● SUPPLIED INFORMATION
□ □ □
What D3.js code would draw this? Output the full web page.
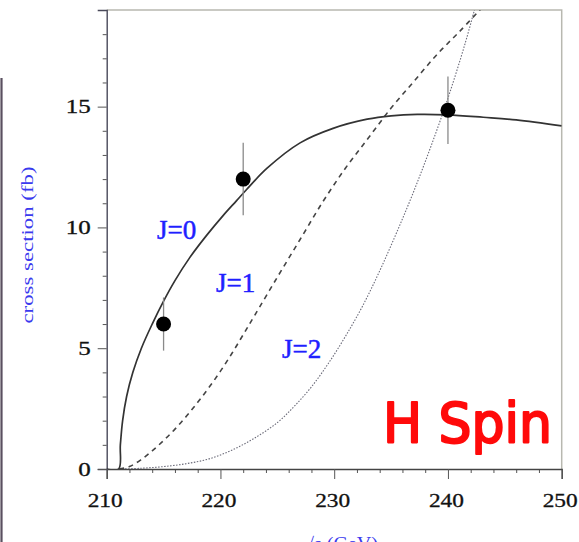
<!DOCTYPE html>
<html>
<head>
<meta charset="utf-8">
<script src="https://cdn.jsdelivr.net/npm/d3@7"></script>
<style>
  html, body { margin: 0; padding: 0; background: #fff; }
  svg { display: block; }
</style>
</head>
<body>
<svg id="chart" width="579" height="542"></svg>
<script>
// Threshold scan: production cross section vs. centre-of-mass energy
// Curves for spin hypotheses J=0, J=1, J=2 and three measured points.

const xTicksMajor = [210, 220, 230, 240, 250];
const xTicksMinor = [212, 214, 216, 218, 222, 224, 226, 228, 232, 234, 236, 238, 242, 244, 246, 248];
const yTicksMajor = [0, 5, 10, 15];
const yTicksMinor = [1, 2, 3, 4, 6, 7, 8, 9, 11, 12, 13, 14, 16, 17, 18];

// [sqrt(s) GeV, sigma fb]
const spin0 = [
  [210, 0], [211.05, 0], [211.2, 1.0], [211.4, 2.0], [211.75, 3.0], [212.3, 4.0],
  [213.05, 5.0], [214.0, 6.0], [215.0, 6.95], [216.0, 7.8], [217.3, 8.75],
  [218.8, 9.68], [220.25, 10.5], [221.4, 11.1], [222.3, 11.57], [224.1, 12.45],
  [227.0, 13.5], [229.9, 14.1], [232.9, 14.48], [235.0, 14.62], [237.3, 14.68],
  [240.0, 14.66], [243.1, 14.56], [246.0, 14.45], [250, 14.2]
];
const spin1 = [
  [211.1, 0], [212, 0.1], [213, 0.38], [214, 0.75], [215, 1.18], [216, 1.65],
  [217, 2.18], [218, 2.76], [219, 3.38], [220, 4.05], [221, 4.78], [222, 5.56],
  [223, 6.35], [225, 7.94], [227, 9.5], [229, 11.06], [231, 12.46], [233, 13.7],
  [235, 14.94], [237, 16.04], [239, 17.14], [241, 18.1], [243, 19.1]
];
const spin2 = [
  [211.1, 0], [213, 0.03], [215, 0.1], [217, 0.22], [219, 0.42], [221, 0.78],
  [223, 1.28], [225, 1.92], [226.5, 2.6], [228, 3.4], [229.5, 4.38], [231, 5.5],
  [232.5, 6.75], [234, 8.2], [235.5, 9.8], [237, 11.5], [238.5, 13.35],
  [240, 15.35], [241.5, 17.6], [242.5, 19.3]
];

const measX = [215, 222, 240];
const measY = [6.0, 12.0, 14.85];
const measErr = [1.1, 1.5, 1.4];

const curveLabels = ["J=0", "J=1", "J=2"];
const labelAt = [[157, 239], [216, 292], [282, 358]];

const svg = d3.select("#chart");
const x = d3.scaleLinear().domain([210, 250]).range([106.7, 561.7]);
const y = d3.scaleLinear().domain([0, 19]).range([469, 10]);

// stray frame edge at far left
svg.append("line")
  .attr("x1", 1.5).attr("x2", 1.5).attr("y1", 78).attr("y2", 542)
  .attr("stroke", "#5a5060").attr("stroke-width", 2.2);

// plot frame (top and right)
svg.append("path")
  .attr("d", `M${x(210)},${y(19)}H${x(250)}V${y(0)}`)
  .attr("fill", "none").attr("stroke", "#b8b8b0").attr("stroke-width", 1.5);

// axes
const serif = "'Liberation Serif', 'Times New Roman', serif";
const gx = svg.append("g").attr("transform", `translate(0,${y(0)})`);
gx.call(d3.axisBottom(x).tickValues(xTicksMinor).tickSize(4).tickFormat(""));
gx.call(g => g.select(".domain").remove());
const gxM = svg.append("g").attr("transform", `translate(0,${y(0)})`);
gxM.call(d3.axisBottom(x).tickValues(xTicksMajor).tickSize(10).tickPadding(15).tickFormat(d3.format("d")));
gxM.select(".domain").attr("stroke", "#444").attr("stroke-width", 1.4);
gxM.selectAll("text")
  .attr("font-family", serif).attr("font-size", 19).attr("fill", "#111")
  .attr("stroke", "#111").attr("stroke-width", 0.3)
  .attr("textLength", 35).attr("lengthAdjust", "spacingAndGlyphs")
  .attr("dy", "0.71em").attr("dx", -2);

const gy = svg.append("g").attr("transform", `translate(${x(210)},0)`);
gy.call(d3.axisLeft(y).tickValues(yTicksMinor).tickSize(4).tickFormat(""));
gy.call(g => g.select(".domain").remove());
const gyM = svg.append("g").attr("transform", `translate(${x(210)},0)`);
gyM.call(d3.axisLeft(y).tickValues(yTicksMajor).tickSize(9).tickPadding(7).tickFormat(d3.format("d")));
gyM.select(".domain").attr("stroke", "#4a4a5a").attr("stroke-width", 1.4);
gyM.selectAll("text")
  .attr("font-family", serif).attr("font-size", 19).attr("fill", "#111")
  .attr("stroke", "#111").attr("stroke-width", 0.3)
  .attr("textLength", d => String(d).length * 12.5).attr("lengthAdjust", "spacingAndGlyphs");
svg.selectAll("g .tick line").attr("stroke", "#555");

// axis titles
svg.append("text")
  .attr("transform", "translate(33,245) rotate(-90)")
  .attr("text-anchor", "middle")
  .attr("font-family", serif).attr("font-size", 17).attr("fill", "#3a3aee")
  .attr("textLength", 157).attr("lengthAdjust", "spacingAndGlyphs")
  .text("cross section (fb)");
svg.append("text")
  .attr("x", 303).attr("y", 550)
  .attr("font-family", serif).attr("font-size", 18).attr("fill", "#3a3aee")
  .attr("textLength", 75).attr("lengthAdjust", "spacingAndGlyphs")
  .text("√s (GeV)");

// curves
svg.append("clipPath").attr("id", "plotclip")
  .append("rect").attr("x", x(210)).attr("y", y(19))
  .attr("width", x(250) - x(210)).attr("height", y(0) - y(19));

const line = d3.line().x(d => x(d[0])).y(d => y(d[1])).curve(d3.curveCatmullRom.alpha(0.5));
const curves = svg.append("g").attr("clip-path", "url(#plotclip)");
curves.append("path").datum(spin2).attr("d", line)
  .attr("fill", "none").attr("stroke", "#6a6a78").attr("stroke-width", 1.1)
  .attr("stroke-dasharray", "1.5,1.5");
curves.append("path").datum(spin1).attr("d", line)
  .attr("fill", "none").attr("stroke", "#444").attr("stroke-width", 1.6)
  .attr("stroke-dasharray", "5,4.5");
curves.append("path").datum(spin0).attr("d", line)
  .attr("fill", "none").attr("stroke", "#333").attr("stroke-width", 1.7);

// measurements with error bars
const pts = svg.append("g");
measX.forEach((mx, i) => {
  pts.append("line")
    .attr("x1", x(mx)).attr("x2", x(mx))
    .attr("y1", y(measY[i] + measErr[i])).attr("y2", y(measY[i] - measErr[i]))
    .attr("stroke", "#8a8a8a").attr("stroke-width", 1.3);
  pts.append("circle")
    .attr("cx", x(mx)).attr("cy", y(measY[i])).attr("r", 7.5)
    .attr("fill", "#000");
});

// curve labels
curveLabels.forEach((t, i) => {
  svg.append("text")
    .attr("x", labelAt[i][0]).attr("y", labelAt[i][1])
    .attr("font-family", serif).attr("font-size", 27).attr("fill", "#1f1fff")
    .attr("stroke", "#1f1fff").attr("stroke-width", 0.5)
    .text(t);
});

// panel title
svg.append("text")
  .attr("x", 383).attr("y", 442)
  .attr("font-family", "'Comic Sans MS', 'DejaVu Sans', sans-serif")
  .attr("font-size", 56).attr("fill", "#ff0a0a")
  .attr("stroke", "#ff0a0a").attr("stroke-width", 2.2).attr("stroke-linejoin", "round")
  .attr("textLength", 169).attr("lengthAdjust", "spacingAndGlyphs")
  .text("H Spin");
</script>
</body>
</html>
□ □ □
● INSTRUCTIONS FOR THE TASK
Leave the pictures out and reproduce exactly the lines from the top of the listing above through the line with "16, 17, 18];".

● FINISHED EXERCISE
What D3.js code would draw this? Output the full web page.
<!DOCTYPE html>
<html>
<head>
<meta charset="utf-8">
<script src="https://cdn.jsdelivr.net/npm/d3@7"></script>
<style>
  html, body { margin: 0; padding: 0; background: #fff; }
  svg { display: block; }
</style>
</head>
<body>
<svg id="chart" width="579" height="542"></svg>
<script>
// Threshold scan: production cross section vs. centre-of-mass energy
// Curves for spin hypotheses J=0, J=1, J=2 and three measured points.

const xTicksMajor = [210, 220, 230, 240, 250];
const xTicksMinor = [212, 214, 216, 218, 222, 224, 226, 228, 232, 234, 236, 238, 242, 244, 246, 248];
const yTicksMajor = [0, 5, 10, 15];
const yTicksMinor = [1, 2, 3, 4, 6, 7, 8, 9, 11, 12, 13, 14, 16, 17, 18];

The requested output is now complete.